Solving by Substitution

First, you want to find the equation for a variable that you can replace in the system. $y - 5 x = 3$ is an equation that appears easy to re-arrange to get an equation for a variable, so we'll use it:

$y - 5 x = 3$

Add $5 x$ to both sides to cancel out $- 5 x$ in order to get the equation for the value of y.
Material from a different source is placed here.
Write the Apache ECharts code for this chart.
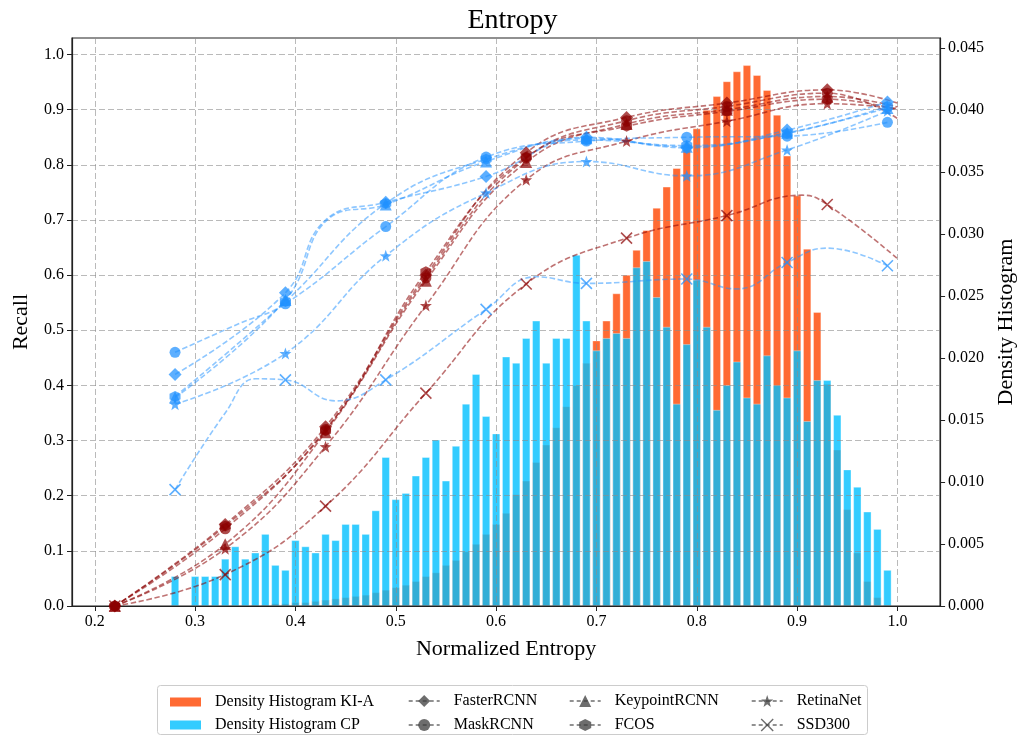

You should now have:

$y = 5 x + 3$

Now that you have an equation for a variable, substitute these terms ($5 x + 3$) in the first equation of the system. So:

$5 x - 2 y = - 5$ becomes
$5 x - 2 \left(5 x + 3\right) = - 5$.

Distribute $- 2$ to the terms inside the parentheses. You do this by multiplying $- 2$ by each term, so:

$- 2 \cdot 5 x = - 10 x$
$- 2 \cdot 3 = - 6$

Re-write your equation to reflect new information:

$5 x - 10 x - 6 = - 5$

Combine like terms.

$- 5 x - 6 = - 5$

Add $6$ to both sides to cancel out $- 6$. You should now have:

$- 5 x = 1$

Divide by $- 5 \to i s o l a t e f \mathmr{and}$x#. You should now have:

$x = - \frac{1}{5}$

Plug the value of $x$ into the equation for the value of $y$:

$y = 5 x + 3$
$y = 5 \left(- \frac{1}{5}\right) + 3$
$y = - 1 + 3$
$y = 2$

Plug these values back in to confirm that they're right:
$5 x - 2 y = - 5$
$5 \left(- \frac{1}{5}\right) - 2 \left(2\right) = - 5$
$- 1 - 4 = - 5$
$- 5 = - 5$

$y - 5 x = 3$
$2 - 5 \left(- \frac{1}{5}\right) = 3$
$2 - - 1 = 3$
$2 + 1 = 3$
$3 = 3$

These values are correct.